__AIM__
Spot every line with the word "this" and return it.

__DATA FOR PROCESSING__
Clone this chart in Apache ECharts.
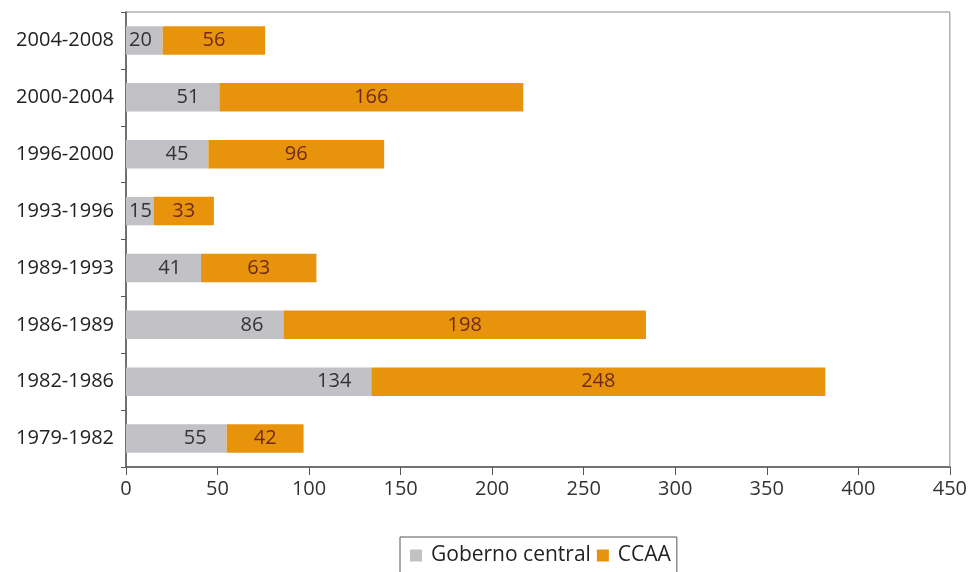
<!DOCTYPE html>
<html>
<head>
<meta charset="utf-8">
<script src="https://cdn.jsdelivr.net/npm/echarts@6/dist/echarts.min.js"></script>
<style>
  html, body { margin: 0; padding: 0; background: #ffffff; }
  #chart { width: 970px; height: 572px; }
</style>
</head>
<body>
<div id="chart"></div>
<script>
// Legislatures, bottom to top
const periods = ['1979-1982', '1982-1986', '1986-1989', '1989-1993', '1993-1996', '1996-2000', '2000-2004', '2004-2008'];
const gobiernoCentral = [55, 134, 86, 41, 15, 45, 51, 20];
const ccaa = [42, 248, 198, 63, 33, 96, 166, 56];
const xTicks = [0, 50, 100, 150, 200, 250, 300, 350, 400, 450];

const FONT = '"Open Sans", "Noto Sans", sans-serif';

// Short grey segments get their value at the left edge instead of the right
const centralData = gobiernoCentral.map(v => v < 25
  ? { value: v, label: { position: 'insideLeft', distance: 3 } }
  : v);

const chart = echarts.init(document.getElementById('chart'));
chart.setOption({
  animation: false,
  backgroundColor: '#ffffff',
  textStyle: { fontFamily: FONT },
  grid: {
    left: 126, right: 17, top: 12, bottom: 105,
    show: true, borderColor: '#8a8a8a', borderWidth: 1
  },
  legend: {
    left: 400, top: 537,
    itemWidth: 12, itemHeight: 12, itemGap: 6,
    padding: [8, 6, 14, 10],
    borderColor: '#555', borderWidth: 1,
    icon: 'rect',
    textStyle: { fontSize: 21, color: '#222', fontFamily: FONT, padding: [0, 0, 0, 4] },
    data: ['Goberno central', 'CCAA']
  },
  xAxis: {
    type: 'value',
    min: xTicks[0], max: xTicks[xTicks.length - 1], interval: 50,
    axisLine: { show: true, lineStyle: { color: '#555', width: 1.5 } },
    axisTick: { show: true, length: 8, lineStyle: { color: '#555' } },
    splitLine: { show: false },
    axisLabel: { fontSize: 20, color: '#333', margin: 12, fontFamily: FONT }
  },
  yAxis: {
    type: 'category',
    data: periods,
    axisLine: { show: true, lineStyle: { color: '#555', width: 1.5 } },
    axisTick: { show: true, length: 5, lineStyle: { color: '#555' } },
    axisLabel: { fontSize: 20, color: '#222', margin: 12, fontFamily: FONT }
  },
  series: [
    {
      name: 'Goberno central', type: 'bar', stack: 'total',
      barWidth: '50%',
      itemStyle: { color: '#c2c2c6' },
      label: { show: true, position: 'insideRight', distance: 20, fontSize: 20, color: '#333', fontFamily: FONT },
      data: centralData
    },
    {
      name: 'CCAA', type: 'bar', stack: 'total',
      barWidth: '50%',
      itemStyle: { color: '#e8930c' },
      label: { show: true, position: 'inside', fontSize: 20, color: '#6e2a1c', fontFamily: FONT },
      data: ccaa
    }
  ]
});
</script>
</body>
</html>
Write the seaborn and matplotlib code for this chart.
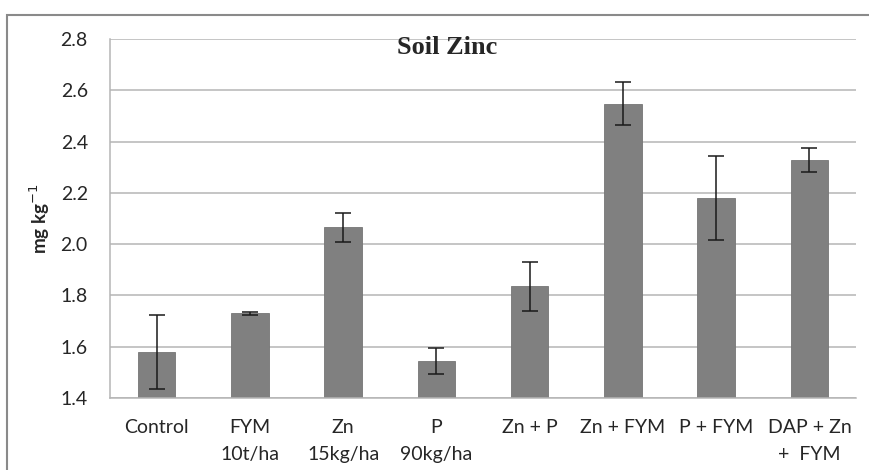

__FINAL ANSWER__
Clone this chart in Apache ECharts.
Write the seaborn and matplotlib code for this chart.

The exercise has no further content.